Thief (1981)

Thief (1981), directed by Michael Mann.

He spent his youth in prison, surviving by being unattached and not caring whether he lived or died. Now he's out, a successful businessman and master diamond thief in a hurry. He wants a life: wife, child, everything he missed.

That's the tragic flaw: attachments make you vulnerable. The problem with crime is the people you have to deal with, and when they try to use his "life" as leverage to control him, he has to burn it all down and go back to what he was before. And kill those who made him do it.

A stunning first film from Michael Mann. You seldom see the mechanics of safe-breaking so intimately displayed. (Maybe in Rififi (1955)). Their consulting criminals provided the real tools of the trade and real cops and crooks appear in the film, often switching character roles.

A small criticism: the shootouts feature Peckinpah-style slow motion violence. For me, that's interesting in one or two movies, but an irritating gimmick thereafter.

First film for Robert Prosky, Jim Belushi, William Petersen and Dennis Farina.

Mann wanted a blues soundtrack but got Tangerine Dream instead, which I think is fortuitous. I complain about 80s synthesizer scores but here it's done right. Today the music would be rap-influenced, urban and inclining to violence. Instead we get a driving, soaring, techo anthem that celebrates men, their tools, and their stealing. I had the soundtrack album long ago, and other TD music from that era was similar. It got a "Razzie" nomination that year for worst music; I don't know where those people are coming from sometimes.

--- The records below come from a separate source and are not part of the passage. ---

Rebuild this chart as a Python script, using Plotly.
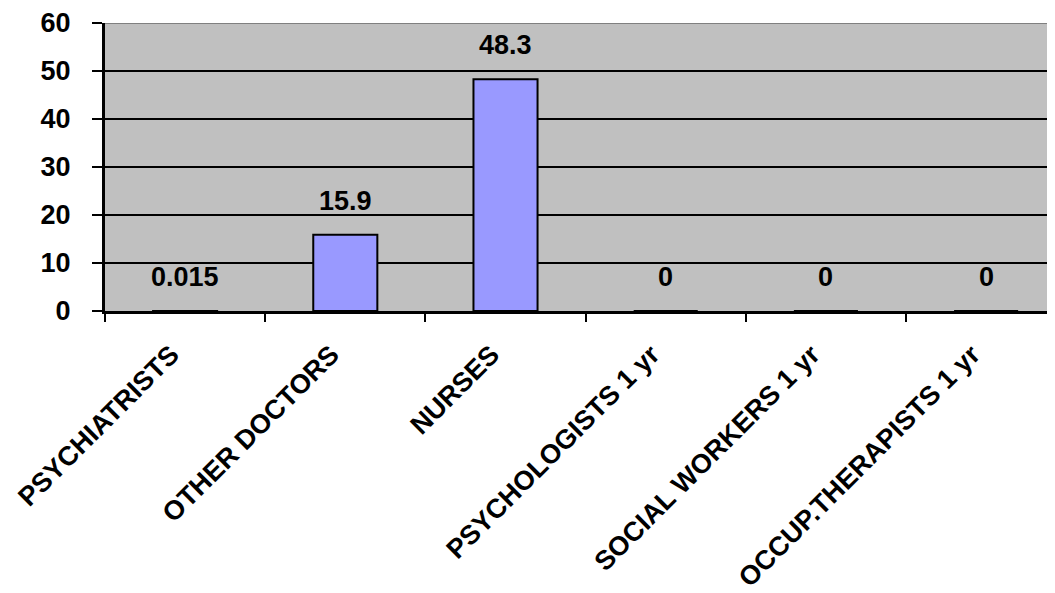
import plotly.graph_objects as go

categories = ["PSYCHIATRISTS", "OTHER DOCTORS", "NURSES", "PSYCHOLOGISTS 1 yr",
              "SOCIAL WORKERS 1 yr", "OCCUP.THERAPISTS 1 yr"]
values = [0.015, 15.9, 48.3, 0, 0, 0]
value_labels = ["0.015", "15.9", "48.3", "0", "0", "0"]
y_ticks = [0, 10, 20, 30, 40, 50, 60]

FONT = "Liberation Sans, Arial, sans-serif"
FS = 27

fig = go.Figure()
fig.add_trace(go.Bar(
    x=categories, y=values,
    marker=dict(color="#9999FF", line=dict(color="black", width=2)),
    width=0.4,
    hoverinfo="skip",
))

for c, v, t in zip(categories, values, value_labels):
    fig.add_annotation(x=c, y=v, text=f"<b>{t}</b>", showarrow=False,
                       yanchor="bottom", yshift=17,
                       font=dict(family=FONT, size=FS, color="black"))

# gray top border of plot area
fig.add_shape(type="line", xref="paper", yref="y", x0=0, x1=1, y0=60, y1=60,
              line=dict(color="#808080", width=2), layer="above")

fig.update_layout(
    width=1047, height=585,
    margin=dict(l=97, r=0, t=15, b=279),
    paper_bgcolor="white", plot_bgcolor="#C0C0C0",
    showlegend=False,
    font=dict(family=FONT, size=FS, color="black"),
    xaxis=dict(
        range=[-0.5, 5.43],
        tickangle=-45,
        tickson="boundaries",
        ticks="outside", ticklen=8, tickwidth=2, tickcolor="black",
        showline=True, linecolor="black", linewidth=3,
        showgrid=False,
        ticklabelstandoff=14,
        ticklabelshift=-14,
        tickfont=dict(family=FONT, size=FS, color="black", weight="bold"),
    ),
    yaxis=dict(
        range=[0, 60],
        tickvals=y_ticks,
        ticks="outside", ticklen=10, tickwidth=2, tickcolor="black",
        showline=True, linecolor="black", linewidth=3,
        showgrid=True, gridcolor="black", gridwidth=2,
        zeroline=False,
        ticklabelstandoff=16,
        tickfont=dict(family=FONT, size=FS, color="black", weight="bold"),
    ),
)

fig.write_html("out.html")
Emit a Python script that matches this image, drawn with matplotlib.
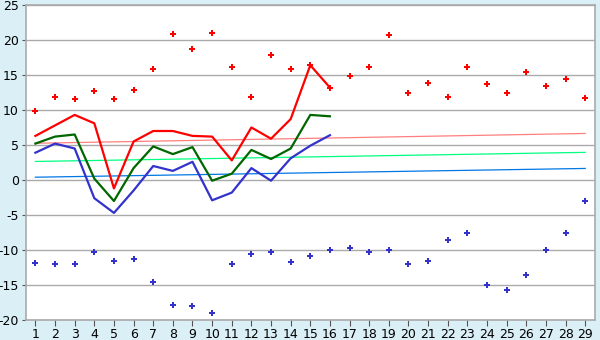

Great Chicago locations; filmmakers love the Green Mill jazz club.

Criterion Blu-ray with a fond, spontaneous commentary track by the director, Caan and I'm not sure who else; I can't always tell who's talking. Caan says the long diner conversation with Tuesday Weld is his best performance.

Is this a different cut? I don't remember the scene with the fisherman after the opening heist.